■ MATERIAL
========
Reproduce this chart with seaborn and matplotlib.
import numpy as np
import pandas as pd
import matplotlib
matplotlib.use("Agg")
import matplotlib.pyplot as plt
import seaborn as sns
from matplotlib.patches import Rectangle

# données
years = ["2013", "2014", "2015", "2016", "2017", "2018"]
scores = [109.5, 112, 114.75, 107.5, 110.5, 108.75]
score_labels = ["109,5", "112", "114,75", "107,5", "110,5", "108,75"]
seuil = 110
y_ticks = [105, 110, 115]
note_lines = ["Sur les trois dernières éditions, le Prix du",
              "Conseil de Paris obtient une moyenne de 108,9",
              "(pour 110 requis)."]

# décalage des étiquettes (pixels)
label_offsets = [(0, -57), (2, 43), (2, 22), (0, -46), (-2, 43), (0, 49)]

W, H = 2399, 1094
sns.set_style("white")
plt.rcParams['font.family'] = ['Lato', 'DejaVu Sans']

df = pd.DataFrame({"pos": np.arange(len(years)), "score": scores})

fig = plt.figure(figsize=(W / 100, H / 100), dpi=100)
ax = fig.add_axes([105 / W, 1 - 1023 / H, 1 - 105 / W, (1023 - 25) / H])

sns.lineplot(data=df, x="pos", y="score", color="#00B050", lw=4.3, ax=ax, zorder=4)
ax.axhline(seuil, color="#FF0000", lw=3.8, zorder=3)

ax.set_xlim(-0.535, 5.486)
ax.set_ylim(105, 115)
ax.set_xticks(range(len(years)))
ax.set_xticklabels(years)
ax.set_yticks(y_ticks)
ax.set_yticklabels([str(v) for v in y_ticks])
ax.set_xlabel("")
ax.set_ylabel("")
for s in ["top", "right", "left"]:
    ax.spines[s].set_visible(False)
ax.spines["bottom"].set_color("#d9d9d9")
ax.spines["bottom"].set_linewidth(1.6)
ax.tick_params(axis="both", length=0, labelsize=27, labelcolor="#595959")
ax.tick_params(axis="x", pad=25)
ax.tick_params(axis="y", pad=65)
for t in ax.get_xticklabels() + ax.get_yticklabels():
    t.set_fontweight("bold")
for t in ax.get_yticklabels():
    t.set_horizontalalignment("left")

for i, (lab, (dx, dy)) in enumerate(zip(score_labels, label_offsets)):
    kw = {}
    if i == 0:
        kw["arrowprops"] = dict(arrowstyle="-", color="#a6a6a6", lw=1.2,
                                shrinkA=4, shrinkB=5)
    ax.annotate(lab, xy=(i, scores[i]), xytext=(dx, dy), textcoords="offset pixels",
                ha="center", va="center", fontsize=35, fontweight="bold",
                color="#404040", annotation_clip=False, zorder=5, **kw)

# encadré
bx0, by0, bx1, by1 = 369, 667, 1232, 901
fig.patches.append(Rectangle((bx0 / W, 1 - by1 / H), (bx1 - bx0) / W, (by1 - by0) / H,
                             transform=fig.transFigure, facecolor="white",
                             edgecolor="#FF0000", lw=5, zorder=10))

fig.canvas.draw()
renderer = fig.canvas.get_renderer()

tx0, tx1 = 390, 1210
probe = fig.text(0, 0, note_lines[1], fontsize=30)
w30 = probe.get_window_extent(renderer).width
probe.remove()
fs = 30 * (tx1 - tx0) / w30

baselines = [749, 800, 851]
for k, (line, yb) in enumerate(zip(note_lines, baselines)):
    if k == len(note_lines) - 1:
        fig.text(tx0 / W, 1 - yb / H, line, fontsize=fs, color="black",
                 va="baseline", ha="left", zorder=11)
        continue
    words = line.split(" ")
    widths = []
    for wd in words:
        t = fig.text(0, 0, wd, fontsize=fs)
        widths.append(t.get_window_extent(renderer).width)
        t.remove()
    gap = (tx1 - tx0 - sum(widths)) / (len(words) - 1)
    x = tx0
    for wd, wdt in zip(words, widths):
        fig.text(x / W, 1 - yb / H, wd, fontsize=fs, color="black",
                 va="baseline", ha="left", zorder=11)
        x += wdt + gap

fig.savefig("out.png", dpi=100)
========
■ WHAT IS ASKED
Repeat the whole listing exactly, keeping every line intact.

■ ANSWER BELOW
Reproduce this chart with seaborn and matplotlib.
import numpy as np
import pandas as pd
import matplotlib
matplotlib.use("Agg")
import matplotlib.pyplot as plt
import seaborn as sns
from matplotlib.patches import Rectangle

# données
years = ["2013", "2014", "2015", "2016", "2017", "2018"]
scores = [109.5, 112, 114.75, 107.5, 110.5, 108.75]
score_labels = ["109,5", "112", "114,75", "107,5", "110,5", "108,75"]
seuil = 110
y_ticks = [105, 110, 115]
note_lines = ["Sur les trois dernières éditions, le Prix du",
              "Conseil de Paris obtient une moyenne de 108,9",
              "(pour 110 requis)."]

# décalage des étiquettes (pixels)
label_offsets = [(0, -57), (2, 43), (2, 22), (0, -46), (-2, 43), (0, 49)]

W, H = 2399, 1094
sns.set_style("white")
plt.rcParams['font.family'] = ['Lato', 'DejaVu Sans']

df = pd.DataFrame({"pos": np.arange(len(years)), "score": scores})

fig = plt.figure(figsize=(W / 100, H / 100), dpi=100)
ax = fig.add_axes([105 / W, 1 - 1023 / H, 1 - 105 / W, (1023 - 25) / H])

sns.lineplot(data=df, x="pos", y="score", color="#00B050", lw=4.3, ax=ax, zorder=4)
ax.axhline(seuil, color="#FF0000", lw=3.8, zorder=3)

ax.set_xlim(-0.535, 5.486)
ax.set_ylim(105, 115)
ax.set_xticks(range(len(years)))
ax.set_xticklabels(years)
ax.set_yticks(y_ticks)
ax.set_yticklabels([str(v) for v in y_ticks])
ax.set_xlabel("")
ax.set_ylabel("")
for s in ["top", "right", "left"]:
    ax.spines[s].set_visible(False)
ax.spines["bottom"].set_color("#d9d9d9")
ax.spines["bottom"].set_linewidth(1.6)
ax.tick_params(axis="both", length=0, labelsize=27, labelcolor="#595959")
ax.tick_params(axis="x", pad=25)
ax.tick_params(axis="y", pad=65)
for t in ax.get_xticklabels() + ax.get_yticklabels():
    t.set_fontweight("bold")
for t in ax.get_yticklabels():
    t.set_horizontalalignment("left")

for i, (lab, (dx, dy)) in enumerate(zip(score_labels, label_offsets)):
    kw = {}
    if i == 0:
        kw["arrowprops"] = dict(arrowstyle="-", color="#a6a6a6", lw=1.2,
                                shrinkA=4, shrinkB=5)
    ax.annotate(lab, xy=(i, scores[i]), xytext=(dx, dy), textcoords="offset pixels",
                ha="center", va="center", fontsize=35, fontweight="bold",
                color="#404040", annotation_clip=False, zorder=5, **kw)

# encadré
bx0, by0, bx1, by1 = 369, 667, 1232, 901
fig.patches.append(Rectangle((bx0 / W, 1 - by1 / H), (bx1 - bx0) / W, (by1 - by0) / H,
                             transform=fig.transFigure, facecolor="white",
                             edgecolor="#FF0000", lw=5, zorder=10))

fig.canvas.draw()
renderer = fig.canvas.get_renderer()

tx0, tx1 = 390, 1210
probe = fig.text(0, 0, note_lines[1], fontsize=30)
w30 = probe.get_window_extent(renderer).width
probe.remove()
fs = 30 * (tx1 - tx0) / w30

baselines = [749, 800, 851]
for k, (line, yb) in enumerate(zip(note_lines, baselines)):
    if k == len(note_lines) - 1:
        fig.text(tx0 / W, 1 - yb / H, line, fontsize=fs, color="black",
                 va="baseline", ha="left", zorder=11)
        continue
    words = line.split(" ")
    widths = []
    for wd in words:
        t = fig.text(0, 0, wd, fontsize=fs)
        widths.append(t.get_window_extent(renderer).width)
        t.remove()
    gap = (tx1 - tx0 - sum(widths)) / (len(words) - 1)
    x = tx0
    for wd, wdt in zip(words, widths):
        fig.text(x / W, 1 - yb / H, wd, fontsize=fs, color="black",
                 va="baseline", ha="left", zorder=11)
        x += wdt + gap

fig.savefig("out.png", dpi=100)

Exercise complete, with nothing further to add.